+++ PROVIDED MATERIAL +++
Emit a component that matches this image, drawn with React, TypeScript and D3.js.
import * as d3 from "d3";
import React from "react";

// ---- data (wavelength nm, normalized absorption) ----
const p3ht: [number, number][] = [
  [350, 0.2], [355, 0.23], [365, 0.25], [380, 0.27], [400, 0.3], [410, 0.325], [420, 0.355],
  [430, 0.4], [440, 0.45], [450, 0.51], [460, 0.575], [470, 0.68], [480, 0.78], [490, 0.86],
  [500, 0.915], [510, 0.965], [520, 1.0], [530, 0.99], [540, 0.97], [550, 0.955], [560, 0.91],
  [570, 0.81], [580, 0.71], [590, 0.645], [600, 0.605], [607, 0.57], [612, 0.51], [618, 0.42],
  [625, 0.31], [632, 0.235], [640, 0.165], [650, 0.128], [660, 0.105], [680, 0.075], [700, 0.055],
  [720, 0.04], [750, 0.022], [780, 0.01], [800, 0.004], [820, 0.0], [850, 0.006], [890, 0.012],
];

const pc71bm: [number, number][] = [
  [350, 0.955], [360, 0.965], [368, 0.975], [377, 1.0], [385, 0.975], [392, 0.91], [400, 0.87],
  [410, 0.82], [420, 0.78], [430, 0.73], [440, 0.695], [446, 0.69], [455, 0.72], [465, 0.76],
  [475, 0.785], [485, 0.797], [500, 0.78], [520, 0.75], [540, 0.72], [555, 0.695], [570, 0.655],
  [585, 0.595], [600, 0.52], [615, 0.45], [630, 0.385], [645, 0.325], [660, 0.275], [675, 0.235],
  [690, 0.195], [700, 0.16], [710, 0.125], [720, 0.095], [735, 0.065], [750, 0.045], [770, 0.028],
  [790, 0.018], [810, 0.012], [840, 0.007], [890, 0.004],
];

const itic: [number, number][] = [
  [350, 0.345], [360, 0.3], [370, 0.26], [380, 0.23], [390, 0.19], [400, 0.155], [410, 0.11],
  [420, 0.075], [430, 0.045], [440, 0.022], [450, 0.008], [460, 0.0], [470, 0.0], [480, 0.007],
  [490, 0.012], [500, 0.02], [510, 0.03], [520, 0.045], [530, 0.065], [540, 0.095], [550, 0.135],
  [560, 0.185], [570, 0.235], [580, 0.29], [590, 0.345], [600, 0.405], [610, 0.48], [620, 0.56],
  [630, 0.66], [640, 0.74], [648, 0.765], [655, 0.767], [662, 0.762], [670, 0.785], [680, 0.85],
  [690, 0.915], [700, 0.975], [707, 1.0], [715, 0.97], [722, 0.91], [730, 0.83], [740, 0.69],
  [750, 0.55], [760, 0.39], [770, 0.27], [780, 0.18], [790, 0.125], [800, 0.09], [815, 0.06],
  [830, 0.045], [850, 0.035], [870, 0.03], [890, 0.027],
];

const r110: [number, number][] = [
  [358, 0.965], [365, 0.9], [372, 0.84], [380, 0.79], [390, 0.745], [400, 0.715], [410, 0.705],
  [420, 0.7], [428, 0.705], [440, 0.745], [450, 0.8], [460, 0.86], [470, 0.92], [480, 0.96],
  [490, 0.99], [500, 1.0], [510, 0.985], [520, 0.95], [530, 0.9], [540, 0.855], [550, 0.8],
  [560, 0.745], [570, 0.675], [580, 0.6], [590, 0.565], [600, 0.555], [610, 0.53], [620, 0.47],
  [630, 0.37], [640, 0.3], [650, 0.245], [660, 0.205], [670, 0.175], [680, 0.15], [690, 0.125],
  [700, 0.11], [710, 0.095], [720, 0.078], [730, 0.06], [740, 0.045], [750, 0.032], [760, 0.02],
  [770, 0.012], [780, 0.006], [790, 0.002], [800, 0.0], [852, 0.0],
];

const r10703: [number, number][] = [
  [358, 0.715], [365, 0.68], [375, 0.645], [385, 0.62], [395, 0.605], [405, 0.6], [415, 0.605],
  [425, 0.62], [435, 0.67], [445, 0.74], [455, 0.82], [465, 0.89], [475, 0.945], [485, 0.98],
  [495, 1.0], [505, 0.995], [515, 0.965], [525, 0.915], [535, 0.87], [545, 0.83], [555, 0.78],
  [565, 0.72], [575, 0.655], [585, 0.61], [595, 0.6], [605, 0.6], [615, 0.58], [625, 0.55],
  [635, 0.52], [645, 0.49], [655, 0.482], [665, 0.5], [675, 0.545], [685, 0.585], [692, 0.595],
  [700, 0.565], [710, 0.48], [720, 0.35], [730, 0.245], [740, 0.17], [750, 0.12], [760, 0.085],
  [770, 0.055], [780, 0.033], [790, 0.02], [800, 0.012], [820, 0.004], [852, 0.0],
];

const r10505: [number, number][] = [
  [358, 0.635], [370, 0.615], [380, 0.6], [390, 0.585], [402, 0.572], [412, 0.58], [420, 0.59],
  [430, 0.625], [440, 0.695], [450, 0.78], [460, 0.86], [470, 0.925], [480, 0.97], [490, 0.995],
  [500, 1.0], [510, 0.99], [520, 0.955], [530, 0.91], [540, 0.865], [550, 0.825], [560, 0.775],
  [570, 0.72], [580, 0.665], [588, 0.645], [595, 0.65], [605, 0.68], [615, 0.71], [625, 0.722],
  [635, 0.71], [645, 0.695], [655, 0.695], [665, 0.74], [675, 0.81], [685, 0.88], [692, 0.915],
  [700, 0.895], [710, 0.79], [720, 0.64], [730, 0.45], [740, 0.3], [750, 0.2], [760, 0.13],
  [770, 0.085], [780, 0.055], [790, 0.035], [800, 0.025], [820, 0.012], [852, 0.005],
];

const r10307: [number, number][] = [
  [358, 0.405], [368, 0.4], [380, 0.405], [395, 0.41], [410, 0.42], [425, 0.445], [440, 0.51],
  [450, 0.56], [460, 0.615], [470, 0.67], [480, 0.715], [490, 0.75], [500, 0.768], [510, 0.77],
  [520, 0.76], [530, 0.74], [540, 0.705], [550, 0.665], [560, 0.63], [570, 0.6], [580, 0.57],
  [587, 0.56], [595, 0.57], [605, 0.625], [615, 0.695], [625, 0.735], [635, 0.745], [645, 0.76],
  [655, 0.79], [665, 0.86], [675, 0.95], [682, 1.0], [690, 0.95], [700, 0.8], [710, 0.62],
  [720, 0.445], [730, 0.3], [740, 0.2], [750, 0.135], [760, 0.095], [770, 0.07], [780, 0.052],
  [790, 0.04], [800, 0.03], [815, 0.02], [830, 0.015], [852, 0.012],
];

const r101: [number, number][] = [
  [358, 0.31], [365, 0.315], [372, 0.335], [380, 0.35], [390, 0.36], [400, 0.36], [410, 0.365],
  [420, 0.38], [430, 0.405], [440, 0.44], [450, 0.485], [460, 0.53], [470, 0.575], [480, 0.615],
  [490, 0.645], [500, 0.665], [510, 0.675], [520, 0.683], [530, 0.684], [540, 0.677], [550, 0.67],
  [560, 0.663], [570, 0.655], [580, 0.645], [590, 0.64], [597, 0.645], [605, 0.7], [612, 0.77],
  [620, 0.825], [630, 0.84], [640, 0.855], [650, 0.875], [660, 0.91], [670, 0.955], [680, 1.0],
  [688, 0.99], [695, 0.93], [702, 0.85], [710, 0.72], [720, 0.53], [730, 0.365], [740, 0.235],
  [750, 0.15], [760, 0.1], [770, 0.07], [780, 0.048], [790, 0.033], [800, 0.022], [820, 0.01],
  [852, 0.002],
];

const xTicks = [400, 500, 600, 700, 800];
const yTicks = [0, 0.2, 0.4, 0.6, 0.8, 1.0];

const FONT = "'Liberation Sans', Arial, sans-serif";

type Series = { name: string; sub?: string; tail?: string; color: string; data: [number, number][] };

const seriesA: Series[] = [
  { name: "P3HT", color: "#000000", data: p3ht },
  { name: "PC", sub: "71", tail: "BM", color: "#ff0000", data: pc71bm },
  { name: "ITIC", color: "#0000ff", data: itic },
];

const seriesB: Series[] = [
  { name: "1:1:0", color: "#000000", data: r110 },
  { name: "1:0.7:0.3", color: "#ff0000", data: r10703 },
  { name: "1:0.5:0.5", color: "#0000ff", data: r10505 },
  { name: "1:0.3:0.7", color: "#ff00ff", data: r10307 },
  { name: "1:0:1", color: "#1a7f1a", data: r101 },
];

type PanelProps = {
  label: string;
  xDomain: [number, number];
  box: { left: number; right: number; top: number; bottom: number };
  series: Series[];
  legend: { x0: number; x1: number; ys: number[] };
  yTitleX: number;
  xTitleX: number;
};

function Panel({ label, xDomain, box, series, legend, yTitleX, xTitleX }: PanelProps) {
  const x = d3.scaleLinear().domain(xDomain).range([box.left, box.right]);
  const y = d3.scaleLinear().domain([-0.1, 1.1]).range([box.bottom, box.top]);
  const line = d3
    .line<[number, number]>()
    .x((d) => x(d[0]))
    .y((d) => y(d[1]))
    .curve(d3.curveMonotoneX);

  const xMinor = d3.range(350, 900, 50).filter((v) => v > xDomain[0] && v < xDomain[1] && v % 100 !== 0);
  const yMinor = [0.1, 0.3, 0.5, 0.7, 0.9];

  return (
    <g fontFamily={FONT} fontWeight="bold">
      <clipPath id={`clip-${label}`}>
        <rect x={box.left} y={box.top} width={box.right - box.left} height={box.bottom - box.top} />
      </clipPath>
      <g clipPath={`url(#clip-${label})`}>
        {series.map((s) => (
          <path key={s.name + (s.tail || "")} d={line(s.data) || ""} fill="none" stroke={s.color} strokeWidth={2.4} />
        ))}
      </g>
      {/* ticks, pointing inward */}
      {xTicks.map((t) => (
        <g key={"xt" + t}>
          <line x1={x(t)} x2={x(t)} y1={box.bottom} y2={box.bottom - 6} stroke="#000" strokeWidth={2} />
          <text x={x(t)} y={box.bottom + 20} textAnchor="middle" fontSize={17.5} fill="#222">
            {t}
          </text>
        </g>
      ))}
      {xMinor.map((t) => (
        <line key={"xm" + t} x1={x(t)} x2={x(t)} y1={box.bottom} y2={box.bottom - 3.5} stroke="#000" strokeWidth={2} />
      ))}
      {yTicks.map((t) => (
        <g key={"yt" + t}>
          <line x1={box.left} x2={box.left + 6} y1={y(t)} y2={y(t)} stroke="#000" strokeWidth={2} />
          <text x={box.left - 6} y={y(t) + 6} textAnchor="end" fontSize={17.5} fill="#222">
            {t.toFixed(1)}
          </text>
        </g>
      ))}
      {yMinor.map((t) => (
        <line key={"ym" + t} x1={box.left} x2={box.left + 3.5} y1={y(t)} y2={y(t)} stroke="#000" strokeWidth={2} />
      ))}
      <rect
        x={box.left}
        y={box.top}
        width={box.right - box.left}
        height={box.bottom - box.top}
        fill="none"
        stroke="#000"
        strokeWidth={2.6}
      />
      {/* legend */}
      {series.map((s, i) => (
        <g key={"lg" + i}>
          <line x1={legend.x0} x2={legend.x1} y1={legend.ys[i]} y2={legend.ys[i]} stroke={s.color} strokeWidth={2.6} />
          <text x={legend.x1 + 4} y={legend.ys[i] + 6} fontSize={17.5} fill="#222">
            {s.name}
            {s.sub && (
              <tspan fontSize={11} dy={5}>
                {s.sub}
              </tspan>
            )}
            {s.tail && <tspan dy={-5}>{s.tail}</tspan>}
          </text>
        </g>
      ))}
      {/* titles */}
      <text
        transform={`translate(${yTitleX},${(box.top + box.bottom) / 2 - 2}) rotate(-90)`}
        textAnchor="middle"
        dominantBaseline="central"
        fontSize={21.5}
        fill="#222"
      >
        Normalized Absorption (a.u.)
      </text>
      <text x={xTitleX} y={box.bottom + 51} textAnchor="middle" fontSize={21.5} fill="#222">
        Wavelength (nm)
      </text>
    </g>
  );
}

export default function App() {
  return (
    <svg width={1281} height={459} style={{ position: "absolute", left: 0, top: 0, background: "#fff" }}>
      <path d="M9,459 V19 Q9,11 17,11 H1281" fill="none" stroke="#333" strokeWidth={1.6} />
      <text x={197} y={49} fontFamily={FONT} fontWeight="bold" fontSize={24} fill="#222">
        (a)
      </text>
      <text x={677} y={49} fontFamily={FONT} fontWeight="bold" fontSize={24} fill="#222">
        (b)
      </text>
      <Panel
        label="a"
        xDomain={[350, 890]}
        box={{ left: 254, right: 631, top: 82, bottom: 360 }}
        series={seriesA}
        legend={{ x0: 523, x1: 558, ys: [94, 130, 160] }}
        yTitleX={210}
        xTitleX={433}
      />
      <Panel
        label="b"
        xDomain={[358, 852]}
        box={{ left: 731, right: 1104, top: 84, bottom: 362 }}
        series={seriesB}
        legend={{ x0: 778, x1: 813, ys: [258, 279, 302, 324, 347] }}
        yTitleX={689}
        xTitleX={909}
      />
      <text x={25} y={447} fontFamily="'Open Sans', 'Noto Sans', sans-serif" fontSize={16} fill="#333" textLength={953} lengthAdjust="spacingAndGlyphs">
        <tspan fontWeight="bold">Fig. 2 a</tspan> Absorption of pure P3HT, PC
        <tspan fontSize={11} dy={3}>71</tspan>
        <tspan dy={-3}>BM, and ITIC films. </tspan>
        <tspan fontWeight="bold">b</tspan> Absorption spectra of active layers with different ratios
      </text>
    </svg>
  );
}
+++
> _STATED TASK_:
From the data above, work out how many lines hold "React". Answer with the number alone.

> _THE SOLUTION_:
2